> **Problem description**
Pictures stay out. Extract the lines below from the first one through the line with "false, false, false];", both included.

*-*-*

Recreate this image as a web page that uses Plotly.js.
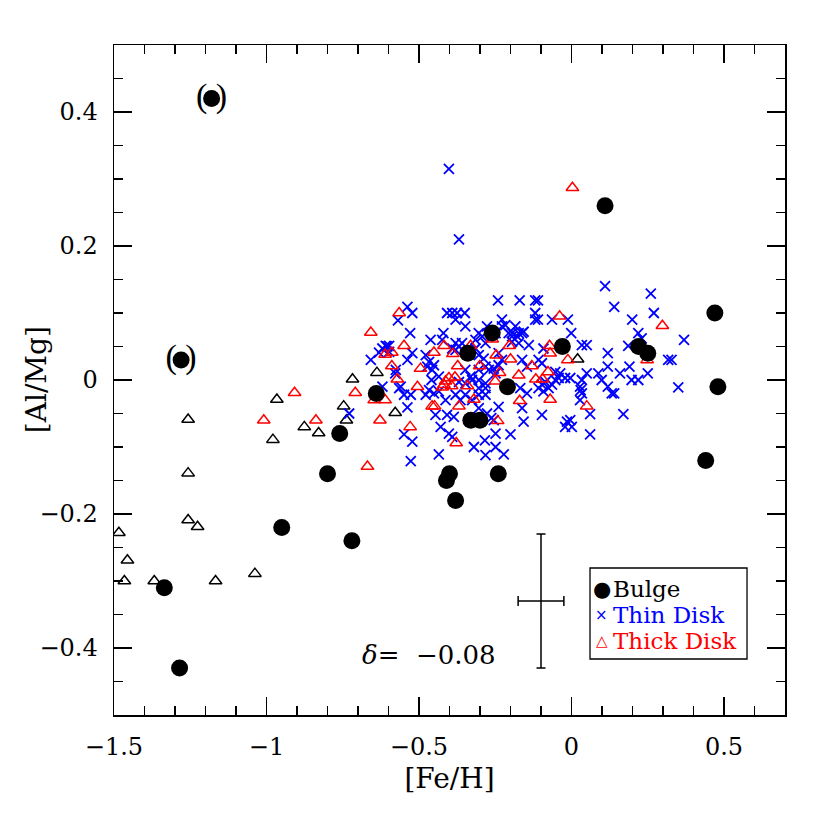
<!DOCTYPE html>
<html>
<head>
<meta charset="utf-8">
<script src="https://cdn.plot.ly/plotly-3.0.1.min.js"></script>
<style>html,body{margin:0;padding:0;background:#fff}#chart{width:830px;height:830px}</style>
</head>
<body>
<div id="chart"></div>
<script>
// ---------- DATA ----------
// Bulge stars (filled black circles); uncertain ones get parentheses
const bulgeFeH  = [-1.18, -1.28, -1.335, -1.285, -0.95, -0.80, -0.76, -0.72, -0.64, -0.34, -0.26, -0.33, -0.30, -0.21, -0.40, -0.41, -0.38, -0.24, -0.03, 0.11, 0.22, 0.25, 0.47, 0.48, 0.44];
const bulgeAlMg = [0.42, 0.03, -0.31, -0.43, -0.22, -0.14, -0.08, -0.24, -0.02, 0.04, 0.07, -0.06, -0.06, -0.01, -0.14, -0.15, -0.18, -0.14, 0.05, 0.26, 0.05, 0.04, 0.10, -0.01, -0.12];
const bulgeUncertain = [true, true, false, false, false, false, false, false, false, false, false, false, false, false, false, false, false, false, false, false, false, false, false, false, false];

// Thin disk stars (blue crosses)
const thinFeH = [
 -0.402,-0.369,-0.241,-0.17,-0.119,-0.11,-0.538,-0.522,-0.569,-0.408,-0.391,-0.375,-0.35,-0.38,
 -0.119,-0.119,-0.11,-0.064,-0.012,-0.228,-0.529,-0.42,-0.462,-0.348,-0.304,-0.277,
 -0.217,-0.184,-0.206,-0.195,-0.173,-0.157,-0.001,-0.14,0.034,0.05,
 0.11,0.14,0.26,0.27,0.199,0.219,0.23,0.369,0.186,
 0.119,0.119,0.317,0.328,0.19,0.05,0.088,0.159,0.25,0.034,0.099,0.197,0.219,0.028,0.119,0.132,0.14,0.35,0.034,0.028,0.03,0.061,0.17,-0.004,0.001,0.061,
 -0.021,-0.004,-0.042,-0.168,-0.146,-0.108,-0.092,-0.075,-0.064,-0.097,-0.086,-0.053,
 -0.239,-0.162,-0.097,-0.263,-0.255,-0.157,-0.015,-0.021,-0.249,-0.2,-0.249,-0.222,
 -0.565,-0.549,-0.527,-0.538,-0.459,-0.467,-0.451,-0.478,-0.435,-0.413,-0.38,-0.364,-0.348,-0.326,-0.304,-0.282,-0.282,-0.304,-0.304,
 -0.446,-0.386,-0.408,-0.429,-0.402,-0.391,-0.549,-0.522,-0.32,-0.284,-0.435,-0.527,-0.282,
 -0.369,-0.348,-0.326,-0.304,-0.282,
 -0.424,-0.38,-0.369,-0.359,-0.38,-0.391,-0.62,-0.604,-0.598,-0.522,-0.538,-0.478,-0.467,-0.451,-0.473,
 -0.315,-0.293,-0.282,-0.315,-0.304,-0.288,-0.435,-0.457,-0.576,-0.348,-0.331,-0.304,-0.282,
 -0.195,-0.178,-0.162,-0.195,-0.173,-0.228,-0.249,-0.092,-0.239,-0.228,-0.239,-0.255,-0.162,-0.146,-0.108,-0.097,-0.053,-0.037,-0.271,-0.249,
 -0.62,-0.729,-0.578,-0.56,-0.658,-0.631,-0.609,-0.598,-0.277
];
const thinAlMg = [
 0.315,0.21,0.119,0.119,0.119,0.119,0.109,0.10,0.089,0.10,0.10,0.10,0.10,0.09,
 0.10,0.09,0.09,0.09,0.09,0.09,0.07,0.07,0.06,0.08,0.07,0.08,
 0.082,0.08,0.07,0.07,0.07,0.072,0.07,0.052,0.052,0.052,
 0.14,0.109,0.129,0.10,0.09,0.07,0.062,0.06,0.051,
 0.04,0.02,0.03,0.03,0.02,0.01,0.01,0.01,0.01,0.0,0.0,0.0,0.0,-0.01,-0.01,-0.02,-0.02,-0.011,-0.02,-0.03,-0.015,-0.051,-0.051,-0.06,-0.07,-0.081,
 0.003,0.003,0.003,-0.012,-0.02,-0.012,-0.017,-0.012,-0.007,-0.007,-0.003,0.0,
 -0.04,-0.042,-0.052,-0.057,-0.06,-0.062,-0.062,-0.07,-0.08,-0.081,-0.10,-0.111,
 -0.012,-0.022,-0.022,-0.041,0.0,-0.015,-0.02,-0.022,-0.017,-0.03,-0.022,-0.03,-0.022,-0.03,-0.012,-0.012,-0.022,-0.022,-0.042,
 -0.052,-0.055,-0.052,-0.07,-0.08,-0.085,-0.081,-0.092,-0.10,-0.09,-0.111,-0.121,-0.112,
 -0.003,-0.005,0.0,0.0,-0.005,
 0.06,0.055,0.05,0.055,0.045,0.047,0.047,0.05,0.042,0.04,0.03,0.037,0.027,0.022,0.02,
 0.06,0.065,0.055,0.047,0.037,0.032,0.005,0.015,0.015,0.015,0.005,0.015,0.02,
 0.065,0.065,0.07,0.057,0.055,0.08,0.07,0.047,0.04,0.03,0.022,0.017,0.03,0.02,0.03,0.025,0.012,0.01,0.015,0.01,
 -0.01,-0.05,0.01,-0.01,0.03,0.041,0.051,0.051,-0.05
];

// Thick disk stars (red open triangles)
const thickFeH = [
 -0.908,-1.009,-0.838,-0.709,-0.669,-0.628,-0.647,-0.611,-0.571,-0.529,-0.505,-0.457,-0.449,-0.418,
 -0.565,-0.658,-0.549,-0.611,-0.589,-0.589,-0.495,-0.451,-0.418,
 0.003,-0.039,
 -0.389,-0.331,-0.26,-0.247,-0.204,-0.2,-0.373,-0.301,-0.236,-0.173,-0.13,-0.077,-0.072,-0.07,-0.012,
 -0.402,-0.413,-0.382,-0.393,-0.424,-0.341,-0.25,-0.117,-0.095,
 -0.369,-0.32,-0.17,-0.07,0.05,-0.242,-0.378,
 0.298,0.248
];
const thickAlMg = [
 -0.019,-0.06,-0.06,-0.019,-0.129,-0.06,-0.03,-0.03,0.001,-0.07,-0.01,-0.039,-0.039,-0.007,
 0.10,0.071,0.051,0.038,0.041,0.021,0.017,0.041,0.051,
 0.287,0.095,
 0.039,0.051,0.061,0.037,0.051,0.031,0.021,0.021,0.011,0.007,0.021,0.012,0.051,0.04,0.03,
 0.003,-0.002,0.004,-0.009,-0.011,-0.009,-0.002,0.001,0.001,
 -0.039,-0.029,-0.031,-0.029,-0.039,-0.061,-0.094,
 0.081,0.03
];

// Metal-poor disk stars (black open triangles)
const mpFeH  = [-1.257,-1.257,-1.257,-1.226,-1.484,-1.456,-1.466,-1.368,-1.167,-1.038,-0.979,-0.966,-0.876,-0.829,-0.747,-0.738,-0.718,-0.638,-0.578,0.02];
const mpAlMg = [-0.059,-0.139,-0.209,-0.219,-0.228,-0.269,-0.30,-0.30,-0.30,-0.289,-0.089,-0.029,-0.07,-0.079,-0.039,-0.06,0.001,0.011,-0.049,0.031];

// Typical error bar
const errFeH = [-0.10];
const errAlMg = [-0.33];
const errXsize = [0.075];
const errYsize = [0.10];

// Texts
const deltaText = '<i>δ</i>=\u00a0\u00a0\u22120.08';
const xTitle = '[Fe/H]';
const yTitle = '[Al/Mg]';
const legendLabels  = ['Bulge', 'Thin Disk', 'Thick Disk'];
const legendSymbols = ['\u25CF', '\u00D7', '\u25B3'];
const legendColors  = ['black', '#0000ff', '#ff0000'];

// ---------- TRACES ----------
const FONT = 'DejaVu Serif';
const uncFeH = bulgeFeH.filter((v,i)=>bulgeUncertain[i]);
const uncAlMg = bulgeAlMg.filter((v,i)=>bulgeUncertain[i]);

const traces = [
 {x: mpFeH, y: mpAlMg, type:'scatter', mode:'markers', name:'Metal-poor disk',
  marker:{symbol:'triangle-up-open', size:11, color:'black', line:{width:1.5, color:'black'}}},
 {x: thinFeH, y: thinAlMg, type:'scatter', mode:'markers', name:'Thin Disk',
  marker:{symbol:'x-thin-open', size:10, color:'#0000ff', line:{width:1.8, color:'#0000ff'}}},
 {x: thickFeH, y: thickAlMg, type:'scatter', mode:'markers', name:'Thick Disk',
  marker:{symbol:'triangle-up-open', size:11, color:'#ff0000', line:{width:1.5, color:'#ff0000'}}},
 {x: bulgeFeH, y: bulgeAlMg, type:'scatter', mode:'markers', name:'Bulge',
  marker:{symbol:'circle', size:17, color:'black'}},
 {x: uncFeH, y: uncAlMg, type:'scatter', mode:'text', name:'uncertain', hoverinfo:'skip',
  text: uncFeH.map(()=> '(\u00a0)'), textposition:'middle center',
  textfont:{family:'Liberation Serif', size:34, color:'black'}},
 {x: errFeH, y: errAlMg, type:'scatter', mode:'markers', name:'typical error', hoverinfo:'skip',
  marker:{size:1, opacity:0},
  error_x:{type:'data', array:errXsize, visible:true, color:'black', thickness:1.5, width:5},
  error_y:{type:'data', array:errYsize, visible:true, color:'black', thickness:1.5, width:4.5}}
];

const axisCommon = {
 showline:true, linecolor:'black', linewidth:1.5, mirror:'allticks',
 ticks:'inside', ticklen:18, tickwidth:1.3, tickcolor:'black',
 showgrid:false, zeroline:false,
 tickfont:{family:FONT, size:24, color:'black'},
 ticklabelstandoff: 10
};

// legend drawn as a box + text rows (paper coords)
const legX0 = 0.7094, legX1 = 0.9434, legY0 = 0.0836, legY1 = 0.2194;
const rowY = [0.188, 0.149, 0.110];
const annotations = [
 {xref:'paper', yref:'paper', x:0.469, y:0.0896, text:deltaText, showarrow:false,
  xanchor:'center', yanchor:'middle', font:{family:FONT, size:26, color:'black'}},
 {xref:'paper', yref:'paper', x:-0.116, y:0.5, text:yTitle, showarrow:false, textangle:-90,
  xanchor:'center', yanchor:'middle', font:{family:FONT, size:28, color:'black'}}
];
legendLabels.forEach((lab,i)=>{
  annotations.push({xref:'paper', yref:'paper', x:0.727, y:rowY[i], text:legendSymbols[i], showarrow:false,
    xanchor:'center', yanchor:'middle',
    font:{family:'DejaVu Sans', size: i===0 ? 21 : 15, color:legendColors[i]}});
  annotations.push({xref:'paper', yref:'paper', x:0.740, y:rowY[i], text:lab, showarrow:false,
    xanchor:'left', yanchor:'middle', font:{family:FONT, size:23, color:legendColors[i]}});
});

const layout = {
 width:830, height:830,
 margin:{l:114, r:45, t:45, b:115},
 paper_bgcolor:'white', plot_bgcolor:'white',
 showlegend:false,
 xaxis: Object.assign({}, axisCommon, {
   range:[-1.5, 0.7], tick0:-1.5, dtick:0.5,
   minor:{dtick:0.1, ticklen:9, tickwidth:1.3, ticks:'inside', tickcolor:'black'},
   title:{text:xTitle, font:{family:FONT, size:28, color:'black'}, standoff:8}
 }),
 yaxis: Object.assign({}, axisCommon, {
   range:[-0.5, 0.5], tick0:0, dtick:0.2,
   minor:{dtick:0.05, ticklen:9, tickwidth:1.3, ticks:'inside', tickcolor:'black'}
 }),
 shapes:[
  {type:'rect', xref:'paper', yref:'paper', x0:legX0, x1:legX1, y0:legY0, y1:legY1,
   line:{color:'black', width:1.3}, fillcolor:'white', layer:'above'}
 ],
 annotations: annotations
};

Plotly.newPlot('chart', traces, layout, {staticPlot:true, displayModeBar:false});
</script>
</body>
</html>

*-*-*

> **Solution to the problem**
Recreate this image as a web page that uses Plotly.js.
<!DOCTYPE html>
<html>
<head>
<meta charset="utf-8">
<script src="https://cdn.plot.ly/plotly-3.0.1.min.js"></script>
<style>html,body{margin:0;padding:0;background:#fff}#chart{width:830px;height:830px}</style>
</head>
<body>
<div id="chart"></div>
<script>
// ---------- DATA ----------
// Bulge stars (filled black circles); uncertain ones get parentheses
const bulgeFeH  = [-1.18, -1.28, -1.335, -1.285, -0.95, -0.80, -0.76, -0.72, -0.64, -0.34, -0.26, -0.33, -0.30, -0.21, -0.40, -0.41, -0.38, -0.24, -0.03, 0.11, 0.22, 0.25, 0.47, 0.48, 0.44];
const bulgeAlMg = [0.42, 0.03, -0.31, -0.43, -0.22, -0.14, -0.08, -0.24, -0.02, 0.04, 0.07, -0.06, -0.06, -0.01, -0.14, -0.15, -0.18, -0.14, 0.05, 0.26, 0.05, 0.04, 0.10, -0.01, -0.12];
const bulgeUncertain = [true, true, false, false, false, false, false, false, false, false, false, false, false, false, false, false, false, false, false, false, false, false, false, false, false];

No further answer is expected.